The first time Don Was heard an original Blue Note analogue master tape at Capitol Studios in Hollywood, he says, it would bring tears to your eyes.

This was early in his tenure as Blue Note president, the beginning of what has become a fourteen-year education — Was took over as Blue Note president in 2012 — in what the label actually is, beyond the famous records and the Francis Wolff photographs and the cultural mythology. He was in the vaults — the actual physical archive — and he was hearing music that had been captured directly, without compression, without digital conversion, without any of the transformations that stand between a 1959 studio session and a streaming service. The music sounded like being in the room.

“The first time I heard a master of Mode for Joe,” he has said, “it sounded so real, like I was in the room with the musicians.” That experience — of hearing what the session actually sounded like, as opposed to what subsequent formats allowed you to hear — became the animating principle of the Tone Poet Audiophile Vinyl Series.

What the Tone Poet Series Is

The Tone Poet Series, now several dozen releases deep, is an all-analogue vinyl reissue project. Each title is mastered directly from the original analogue tapes — no digital intermediate, no remastering through modern equipment — and pressed on 180-gram vinyl in a gatefold sleeve that reproduces the original artwork. The name comes from the musician Joe Henderson, who described himself in those terms and whose records were among the first to receive the treatment.

The series is not cheap. It is not marketed as the casual listener’s entry point. It is specifically for the person who wants to know what these records actually sounded like in the room, as close as a mass-produced vinyl pressing can approximate that experience.

Was has been direct about who he thinks the audience is. “Firstly jazz music sounds great coming from a turntable — it’s got such a warm sound,” he has said. “Then there is the physicality of holding the jacket or watching the record go around while listening to the whole side. You can’t do that with a digital file or CD.” The physicality is part of the point. “The vinyl you collect is a really powerful statement of who you are.”

What’s in the Vaults

Blue Note’s archive is the deepest continuous record of jazz at work that exists. From the late 1940s through the mid-1960s, the label documented hard bop, post-bop, free jazz, and modal jazz at the highest level, with Rudy Van Gelder engineering nearly every session and Alfred Lion and Francis Wolff producing. The original analogue tapes from those sessions are, in Was’s phrase, a direct line to the music as it was made.

The catalog the Tone Poet series draws from includes some of the most studied and discussed recordings in jazz history — Wayne Shorter’s Speak No Evil, Lee Morgan’s The Sidewinder, Herbie Hancock’s Maiden Voyage, Joe Henderson’s Mode for Joe — but it also reaches into less-excavated corners of the Blue Note archive.
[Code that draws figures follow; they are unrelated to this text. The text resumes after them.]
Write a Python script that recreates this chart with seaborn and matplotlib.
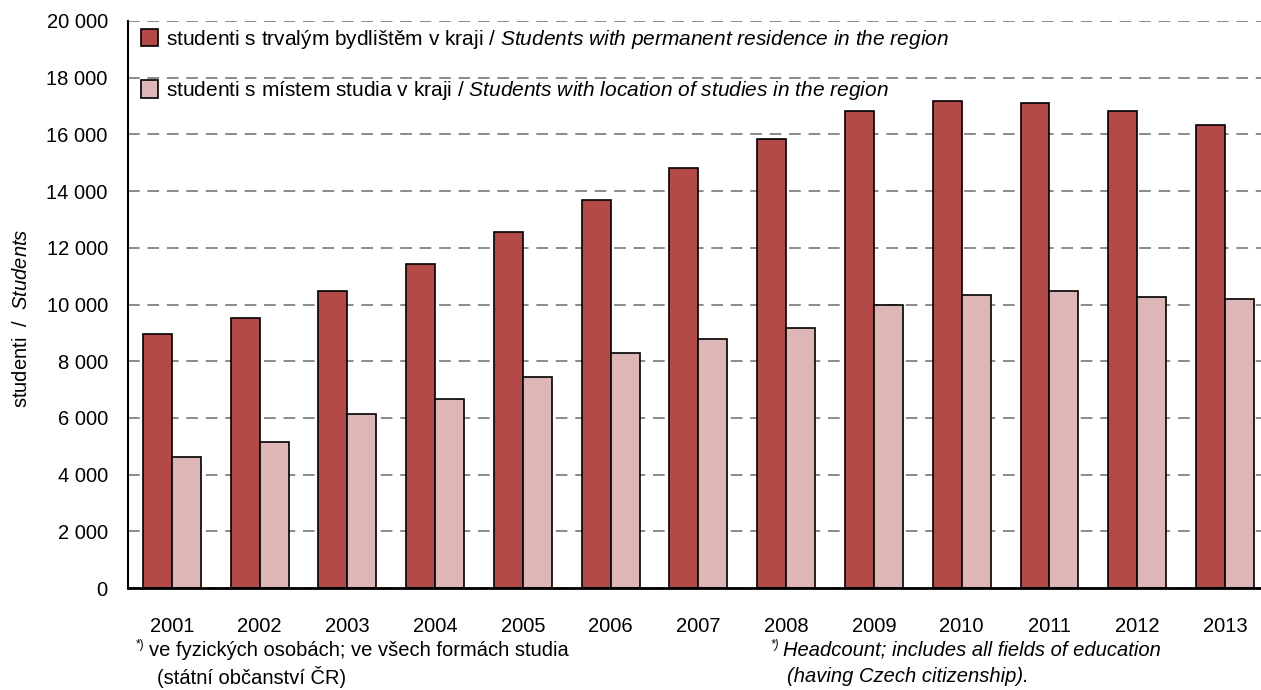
import numpy as np
import pandas as pd
import matplotlib
matplotlib.use("Agg")
import matplotlib.pyplot as plt
import seaborn as sns
from matplotlib.patches import Patch
from matplotlib.ticker import FuncFormatter, MultipleLocator, FixedLocator

years = [str(y) for y in range(2001, 2014)]
residence = [8970, 9530, 10490, 11440, 12540, 13670, 14820, 15850, 16820, 17170, 17110, 16820, 16330]
location = [4620, 5160, 6130, 6680, 7450, 8280, 8780, 9180, 10000, 10340, 10490, 10280, 10210]

lab_cz = ["studenti s trvalým bydlištěm v kraji / ",
          "studenti s místem studia v kraji / "]
lab_en = ["Students with permanent residence in the region",
          "Students with location of studies in the region"]

red = "#B34A48"
pink = "#DEB6B6"

sns.set_style("white")
plt.rcParams["font.family"] = ["Liberation Sans", "DejaVu Sans"]
plt.rcParams["mathtext.fontset"] = "custom"
plt.rcParams["mathtext.rm"] = "Liberation Sans"
plt.rcParams["mathtext.it"] = "Liberation Sans:italic"
for k in ["text.color", "axes.labelcolor", "xtick.color", "ytick.color"]:
    plt.rcParams[k] = "black"


def ital(s):
    return r"$\mathit{" + s.replace(" ", r"\ ") + "}$"


df = pd.DataFrame({
    "year": years * 2,
    "students": residence + location,
    "series": ["res"] * len(years) + ["loc"] * len(years),
})

W, H = 1261, 690
fig = plt.figure(figsize=(W / 100, H / 100), dpi=100)
ax = fig.add_axes([128 / W, 102 / H, 1133 / W, 567 / H])

sns.barplot(data=df, x="year", y="students", hue="series", palette=[red, pink],
            width=0.66, gap=0, saturation=1, edgecolor="black", linewidth=1.2,
            legend=False, ax=ax)

ax.set_xlim(-0.5, 12.41)
ax.set_ylim(0, 20000)
ax.yaxis.set_major_locator(MultipleLocator(2000))
ax.yaxis.set_major_formatter(FuncFormatter(lambda v, p: f"{v:,.0f}".replace(",", " ")))
ax.yaxis.grid(True, linestyle=(0, (6, 4)), color="#8a8a8a", linewidth=1.4)
ax.set_axisbelow(True)

for s in ["top", "right"]:
    ax.spines[s].set_visible(False)
ax.spines["left"].set_linewidth(1.5)
ax.spines["left"].set_color("black")
ax.spines["bottom"].set_linewidth(2)
ax.spines["bottom"].set_color("black")

ax.xaxis.set_minor_locator(FixedLocator(np.arange(-0.5, 13, 1)))
ax.tick_params(axis="x", which="major", length=0, pad=21, labelsize=14.5)
ax.tick_params(axis="x", which="minor", direction="inout", length=10, width=1.3, color="black")
ax.tick_params(axis="y", which="major", direction="inout", length=9, width=1.5,
               color="black", labelsize=14.5, pad=10)
ax.set_xlabel("")
ax.set_ylabel("studenti  /  " + ital("Students"), fontsize=14.5)
ax.yaxis.set_label_coords(-0.086, 0.476)

handles = [Patch(facecolor=red, edgecolor="black", linewidth=1.2),
           Patch(facecolor=pink, edgecolor="black", linewidth=1.2)]
labels = [lab_cz[i] + ital(lab_en[i]) for i in range(2)]
ax.legend(handles, labels, loc="upper left", bbox_to_anchor=(141 / W, 1 - 28 / H),
          bbox_transform=fig.transFigure, frameon=False, fontsize=15,
          handlelength=0.8, handleheight=0.9, handletextpad=0.4,
          labelspacing=1.35, borderpad=0, borderaxespad=0)

fig.text(136 / W, 1 - 645 / H, "*)", fontsize=8.5, va="center")
fig.text(149 / W, 1 - 650 / H, "ve fyzických osobách; ve všech formách studia",
         fontsize=14.5, va="center")
fig.text(157 / W, 1 - 677 / H, "(státní občanství ČR)", fontsize=14.5, va="center")

fig.text(770 / W, 1 - 645 / H, "*)", fontsize=8.5, va="center", style="italic")
fig.text(783 / W, 1 - 650 / H, "Headcount; includes all fields of education",
         fontsize=14.5, va="center", style="italic")
fig.text(787 / W, 1 - 677 / H, "(having Czech citizenship).",
         fontsize=14.5, va="center", style="italic")

fig.savefig("out.png", dpi=100)
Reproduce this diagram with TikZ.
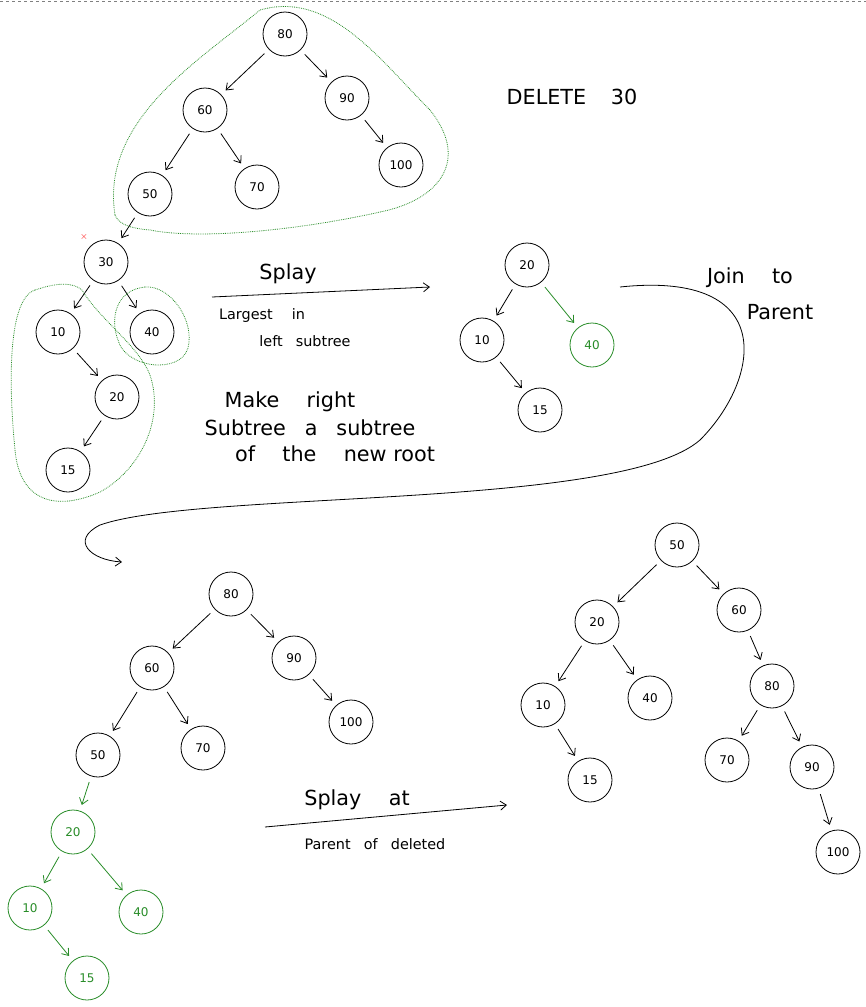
\documentclass[tikz,border=0pt]{standalone}
\usepackage{fontspec}
\setmainfont{DejaVu Sans}
\usetikzlibrary{arrows.meta}
\definecolor{greenink}{RGB}{40,140,40}
\tikzset{
  key/.style={circle,draw,thick,minimum size=44pt,inner sep=0pt,font=\large},
  gkey/.style={key,draw=greenink,text=greenink},
  link/.style={-{Straight Barb[length=6pt,width=9pt]},thick,shorten <=6pt,shorten >=6pt},
  glink/.style={link,greenink},
  blob/.style={draw=greenink,densely dotted,thick},
  note/.style={font=\huge},
  small/.style={font=\Large}
}
\begin{document}
\begin{tikzpicture}[x=1pt,y=-1pt]
\useasboundingbox (0,0) rectangle (866,1007);
\draw[gray,dashed] (0,1) -- (866,1);
% original tree
\node[key] (a80) at (285,34) {80};
\node[key] (a60) at (205,110) {60};
\node[key] (a90) at (347,98) {90};
\node[key] (a50) at (150,194) {50};
\node[key] (a70) at (257,187) {70};
\node[key] (a100) at (401,165) {100};
\node[key] (a30) at (106,262) {30};
\node[key] (a10) at (58,332) {10};
\node[key] (a40) at (152,332) {40};
\node[key] (a20) at (117,397) {20};
\node[key] (a15) at (68,470) {15};
\draw[link] (a80) -- (a60);
\draw[link] (a80) -- (a90);
\draw[link] (a60) -- (a50);
\draw[link] (a60) -- (a70);
\draw[link] (a90) -- (a100);
\draw[link] (a50) -- (a30);
\draw[link] (a30) -- (a10);
\draw[link] (a30) -- (a40);
\draw[link] (a10) -- (a20);
\draw[link] (a20) -- (a15);
\node[red] (cross) at (84,237) {$\times$};
\draw[blob] (115,215) .. controls (100,120) and (200,60) .. (260,10) .. controls (330,-10) and (380,60) .. (430,110) .. controls (470,160) and (440,200) .. (380,212) .. controls (300,230) and (200,240) .. (150,230) .. controls (125,228) and (118,222) .. (115,215);
\draw[blob] (145,287) .. controls (115,290) and (110,320) .. (118,340) .. controls (125,368) and (180,375) .. (188,348) .. controls (195,320) and (170,285) .. (145,287);
\draw[blob] (35,290) .. controls (5,300) and (10,400) .. (15,450) .. controls (20,505) and (60,510) .. (100,492) .. controls (140,470) and (165,420) .. (150,375) .. controls (138,345) and (100,320) .. (82,290) .. controls (70,280) and (50,285) .. (35,290);
\node[note] (del) at (572,97) {DELETE \;\; 30};
% splay step
\coordinate (s1) at (212,297);
\coordinate (s2) at (430,287);
\draw[-{Straight Barb[length=6pt,width=9pt]},thick] (s1) -- (s2);
\node[note] (splay) at (288,274) {Splay};
\node[small] (lar) at (262,316) {Largest \quad in};
\node[small] (lst) at (305,341) {left \; subtree};
\node[note] (mk1) at (290,402) {Make \quad right};
\node[note] (mk2) at (310,428) {Subtree \; a \; subtree};
\node[note] (mk3) at (335,454) {of \quad the \quad new root};
% middle tree
\node[key] (b20) at (527,265) {20};
\node[key] (b10) at (482,340) {10};
\node[gkey] (b40) at (592,345) {40};
\node[key] (b15) at (540,410) {15};
\draw[link] (b20) -- (b10);
\draw[glink] (b20) -- (b40);
\draw[link] (b10) -- (b15);
\node[note] (join) at (750,278) {Join \quad to};
\node[note] (par) at (780,312) {Parent};
\coordinate (j1) at (620,287);
\coordinate (j2) at (122,562);
\draw[-{Straight Barb[length=6pt,width=9pt]},thick] (j1) .. controls (780,270) and (760,380) .. (700,440) .. controls (620,510) and (200,490) .. (100,525) .. controls (70,540) and (90,560) .. (j2);
% joined tree
\node[key] (c80) at (231,594) {80};
\node[key] (c60) at (152,668) {60};
\node[key] (c90) at (294,658) {90};
\node[key] (c50) at (98,755) {50};
\node[key] (c70) at (203,748) {70};
\node[key] (c100) at (351,722) {100};
\node[gkey] (c20) at (73,832) {20};
\node[gkey] (c10) at (30,908) {10};
\node[gkey] (c40) at (141,912) {40};
\node[gkey] (c15) at (87,978) {15};
\draw[link] (c80) -- (c60);
\draw[link] (c80) -- (c90);
\draw[link] (c60) -- (c50);
\draw[link] (c60) -- (c70);
\draw[link] (c90) -- (c100);
\draw[glink] (c50) -- (c20);
\draw[glink] (c20) -- (c10);
\draw[glink] (c20) -- (c40);
\draw[glink] (c10) -- (c15);
% second splay
\coordinate (t1) at (265,827);
\coordinate (t2) at (507,805);
\draw[-{Straight Barb[length=6pt,width=9pt]},thick] (t1) -- (t2);
\node[note] (splat) at (357,800) {Splay \quad at};
\node[small] (pod) at (375,844) {Parent \; of \; deleted};
% result tree
\node[key] (d50) at (677,545) {50};
\node[key] (d20) at (597,622) {20};
\node[key] (d60) at (739,610) {60};
\node[key] (d10) at (543,705) {10};
\node[key] (d40) at (650,698) {40};
\node[key] (d80) at (772,686) {80};
\node[key] (d15) at (590,780) {15};
\node[key] (d70) at (727,760) {70};
\node[key] (d90) at (812,767) {90};
\node[key] (d100) at (838,852) {100};
\draw[link] (d50) -- (d20);
\draw[link] (d50) -- (d60);
\draw[link] (d20) -- (d10);
\draw[link] (d20) -- (d40);
\draw[link] (d10) -- (d15);
\draw[link] (d60) -- (d80);
\draw[link] (d80) -- (d70);
\draw[link] (d80) -- (d90);
\draw[link] (d90) -- (d100);
\end{tikzpicture}
\end{document}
Records that received less attention at the time of release, records by musicians who were known to the serious audience but never became household names, records that the original critical conversation missed or undervalued.

This is, Was has said, one of the things he finds most valuable about the project. The Tone Poet series is not just a repackaging of the canonical Blue Note releases. It is an argument that the catalog is deeper than the canon suggests.

What Alfred Lion Would Think

The question of what Alfred Lion and Francis Wolff would make of contemporary Blue Note — streaming, the Tone Poet series, Immanuel Wilkins and Joel Ross and Melissa Aldana — is one Was returns to often. He has a large photograph of the two founders hanging over his desk.

“In every era of the company, Blue Note signed artists who had learned the fundamentals of everything that came before them and then used that knowledge to push the music forward,” Was has observed. “Not to make a museum. To push it.” He is explicit that this is the test he applies to current signings and the measure by which he evaluates the label’s present direction.

On the archive side — the Tone Poet series, the Classic Vinyl reissues, the box sets and deluxe editions that continue to appear — Was believes Lion would recognize the intention, if not the technology. The founders were obsessive about how their records sounded. They paid for Rudy Van Gelder’s studio time precisely because Van Gelder understood what they were trying to capture. The Tone Poet series is, in that sense, continuous with the original Blue Note philosophy: a belief that the music deserves to be heard as well as it can possibly be heard, by whoever is willing to listen carefully.

“It’s music that’s by and large impervious to fashion,” Was has said of the Blue Note catalog. He meant it as an observation, but it functions as a mission statement. Sixty-five years after the recordings were made, the music still sounds urgent. The Tone Poet series is the clearest argument that the urgency was there from the first note, captured on tape, waiting for someone to play it back correctly.